Montana activist calls arson investigation "outrageous"
The head of a Montana gay and lesbian advocacy group said Saturday that a Missoula police arson investigation may be driven by bias, not evidence, and he's been dragged into it. Karl Olson of Helena, executive director of Pride, said Missoula police think political activists and community advocates orchestrated the arson to benefit their cause. The fire destroyed the Missoula residence of Carla Grayson and Adrianne Neff in February while the couple and their 2-year-old son were in the house. At a news conference Olson said the orchestration theory is outrageous and surreal and he believes the investigation may have a chilling effect on people involved in civil or human rights organizations.
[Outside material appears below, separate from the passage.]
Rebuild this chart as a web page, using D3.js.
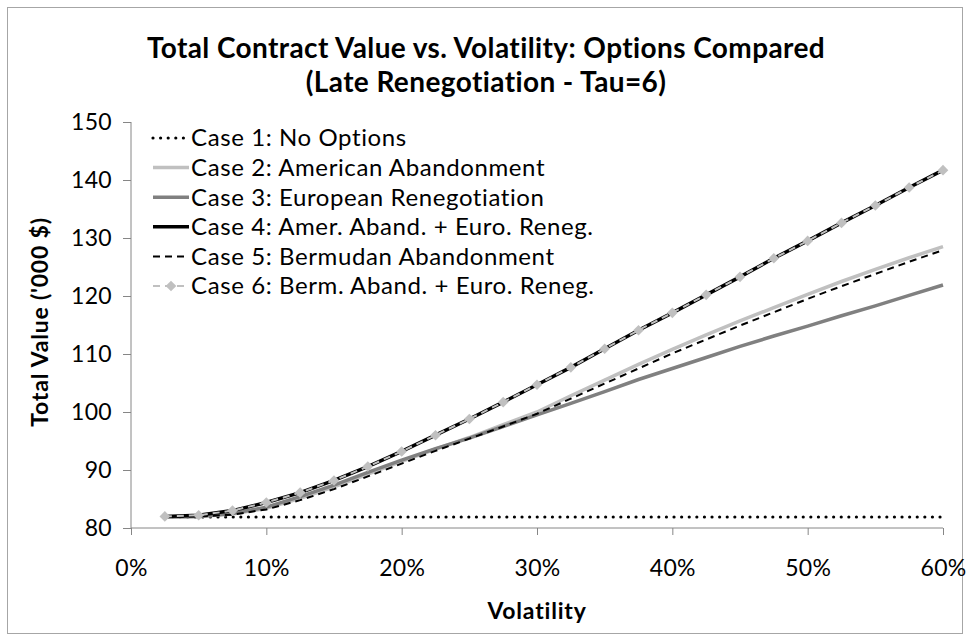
<!DOCTYPE html>
<html lang="en">

  <head>
    <meta charset="UTF-8">
    <title>Total Contract Value vs. Volatility</title>
    <script src="https://d3js.org/d3.v7.min.js"></script>
    <style>
      body { margin: 0; background: #fff; }
      text { font-family: Lato, "Open Sans", sans-serif; fill: #000; }
      .axis path, .axis line { stroke: #868686; }
      .axis text { font-size: 23px; font-family: Lato, sans-serif; letter-spacing: 0.3px; }
      .title { font-weight: bold; font-size: 28px; letter-spacing: 0.4px; }
      .axis-title { font-weight: bold; font-size: 23px; letter-spacing: 0.8px; }
      .legend text { font-size: 24px; letter-spacing: 0.6px; }
    </style>
  </head>

  <body>
    <script>
      // volatility (%) of each point
      const volatility = [2.5, 5, 7.5, 10, 12.5, 15, 17.5, 20, 22.5, 25, 27.5, 30,
        32.5, 35, 37.5, 40, 42.5, 45, 47.5, 50, 52.5, 55, 57.5, 60]

      const case1 = [81.9, 81.9, 81.9, 81.9, 81.9, 81.9, 81.9, 81.9, 81.9, 81.9, 81.9, 81.9,
        81.9, 81.9, 81.9, 81.9, 81.9, 81.9, 81.9, 81.9, 81.9, 81.9, 81.9, 81.9]
      const case2 = [81.9, 82.0, 82.4, 83.4, 85.1, 87.1, 89.3, 91.5, 93.6, 95.6, 97.8, 100.0,
        102.8, 105.5, 108.2, 110.8, 113.3, 115.7, 118.0, 120.3, 122.5, 124.6, 126.6, 128.5]
      const case3 = [81.9, 82.0, 82.5, 83.6, 85.4, 87.4, 89.6, 91.7, 93.7, 95.5, 97.5, 99.5,
        101.5, 103.5, 105.6, 107.5, 109.4, 111.3, 113.1, 114.8, 116.6, 118.3, 120.1, 121.9]
      const case4 = [82.0, 82.2, 83.0, 84.4, 86.1, 88.2, 90.6, 93.2, 96.0, 98.8, 101.7, 104.7,
        107.7, 110.9, 114.1, 117.1, 120.2, 123.3, 126.5, 129.5, 132.6, 135.6, 138.7, 141.7]
      const case5 = [81.9, 82.0, 82.3, 83.2, 84.8, 86.7, 88.9, 91.1, 93.3, 95.4, 97.5, 99.7,
        102.3, 104.9, 107.5, 110.1, 112.5, 114.9, 117.2, 119.5, 121.7, 123.8, 125.9, 127.9]
      const case6 = [82.0, 82.2, 83.0, 84.4, 86.1, 88.2, 90.6, 93.2, 96.0, 98.8, 101.7, 104.7,
        107.7, 110.9, 114.1, 117.1, 120.2, 123.3, 126.5, 129.5, 132.6, 135.6, 138.7, 141.7]

      const seriesNames = [
        "Case 1: No Options",
        "Case 2: American Abandonment",
        "Case 3: European Renegotiation",
        "Case 4: Amer. Aband. + Euro. Reneg.",
        "Case 5: Bermudan Abandonment",
        "Case 6: Berm. Aband. + Euro. Reneg."
      ]
      const xTicks = [0, 10, 20, 30, 40, 50, 60]
      const yTicks = [80, 90, 100, 110, 120, 130, 140, 150]

      // line styles, in the same order as the series
      const styles = [
        { color: "#000", width: 3.2, dash: "0,7.6", cap: "round" },
        { color: "#c0c0c0", width: 3.5, dash: null, cap: "butt" },
        { color: "#808080", width: 3.5, dash: null, cap: "butt" },
        { color: "#000", width: 3.5, dash: null, cap: "butt" },
        { color: "#000", width: 2, dash: "7,5", cap: "butt" },
        { color: "#c0c0c0", width: 2, dash: "7,5", cap: "butt", marker: true }
      ]
      const allSeries = [case1, case2, case3, case4, case5, case6]

      const width = 971, height = 641
      const margin = { left: 131, right: 28, top: 122, bottom: 113 }

      const svg = d3.select("body").append("svg")
        .attr("width", width)
        .attr("height", height)

      // chart border
      svg.append("rect")
        .attr("x", 7.5).attr("y", 7.5)
        .attr("width", 955).attr("height", 626)
        .attr("fill", "#fff")
        .attr("stroke", "#a6a6a6")

      const x = d3.scaleLinear().domain([0, 60]).range([margin.left, width - margin.right])
      const y = d3.scaleLinear().domain([80, 150]).range([height - margin.bottom, margin.top])

      // axes
      svg.append("g")
        .attr("class", "axis")
        .attr("transform", `translate(0,${height - margin.bottom})`)
        .call(d3.axisBottom(x).tickValues(xTicks).tickFormat(d => d + "%").tickSize(7).tickPadding(25))
        .call(g => g.select(".domain").attr("d", `M${x(0)},0H${x(60)}`))

      svg.append("g")
        .attr("class", "axis")
        .attr("transform", `translate(${margin.left},0)`)
        .call(d3.axisLeft(y).tickValues(yTicks).tickSize(8).tickPadding(11))
        .call(g => g.select(".domain").attr("d", `M0,${y(80)}V${y(150)}`))

      svg.selectAll(".axis text").attr("fill", "#000")

      // series lines
      const line = d3.line()
        .x((d, i) => x(volatility[i]))
        .y(d => y(d))

      allSeries.forEach((values, k) => {
        const s = styles[k]
        svg.append("path")
          .datum(values)
          .attr("d", line)
          .attr("fill", "none")
          .attr("stroke", s.color)
          .attr("stroke-width", s.width)
          .attr("stroke-dasharray", s.dash)
          .attr("stroke-linecap", s.cap)

        if (s.marker) {
          svg.append("g").selectAll("path")
            .data(values)
            .join("path")
            .attr("d", d3.symbol(d3.symbolDiamond2, 72))
            .attr("transform", (d, i) => `translate(${x(volatility[i])},${y(d)})`)
            .attr("fill", s.color)
        }
      })

      // legend
      const legend = svg.append("g").attr("class", "legend")
      seriesNames.forEach((name, k) => {
        const s = styles[k]
        const ly = 138 + k * 29.6
        legend.append("line")
          .attr("x1", 153).attr("x2", 189)
          .attr("y1", ly).attr("y2", ly)
          .attr("stroke", s.color)
          .attr("stroke-width", s.width)
          .attr("stroke-dasharray", s.dash)
          .attr("stroke-linecap", s.cap)
        if (s.marker) {
          legend.append("path")
            .attr("d", d3.symbol(d3.symbolDiamond2, 72))
            .attr("transform", `translate(171,${ly})`)
            .attr("fill", s.color)
        }
        legend.append("text")
          .attr("x", 191).attr("y", ly)
          .attr("dy", "0.35em")
          .text(name)
      })

      // titles
      svg.append("text")
        .attr("class", "title")
        .attr("x", 486).attr("y", 58)
        .attr("text-anchor", "middle")
        .text("Total Contract Value vs. Volatility: Options Compared")
      svg.append("text")
        .attr("class", "title")
        .attr("x", 486).attr("y", 92)
        .attr("text-anchor", "middle")
        .text("(Late Renegotiation - Tau=6)")

      svg.append("text")
        .attr("class", "axis-title")
        .attr("x", 537).attr("y", 619)
        .attr("text-anchor", "middle")
        .text("Volatility")

      svg.append("text")
        .attr("class", "axis-title")
        .attr("transform", "translate(48,322) rotate(-90)")
        .attr("text-anchor", "middle")
        .text("Total Value ('000 $)")
    </script>
  </body>

</html>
Missoula County attorney Fred Van Valkenburg said police are simply trying to solve the case and have not targeted any organization.
Olson said Missoula detectives questioned him in Helena on Thursday and opened by asking if he would be surprised if they had information that he may have been involved in the arson. He said they asked where he was when the fire was set and that they were amazed a 700-person rally the next day could have been organized so quickly. "The horrific implication behind this interrogation was that I, Pride, other groups and other individuals working to support Carla and Adrianne--some combination of this support system--conspired to burn a house down to bring attention to our issues," Olson said.
Van Valkenburg said he couldn't comment on details of an ongoing investigation but that "Karl Olson is hardly the only person who has been interviewed by the police with respect to the investigation." Van Valkenburg characterized the questioning as "nothing but an effort by the police to investigate this case as thoroughly as they can." He also wouldn't comment on whom else police have questioned or say why authorities chose to question Olson.
In the days after the fire, police portrayed the blaze as an effort to kill Grayson, Neff, and the child. One motive linked the arson to a lawsuit the couple and two other women had filed against the Montana University System because it doesn't provide health insurance benefits to the partners of gay and lesbian employees. The suit, in which Pride also is a plaintiff, was filed by the American Civil Liberties Union and is pending in district court at Helena. However, police soon shifted their focus to Grayson and Neff, saying it appeared the fire was set with fuel and materials found at the couple's house.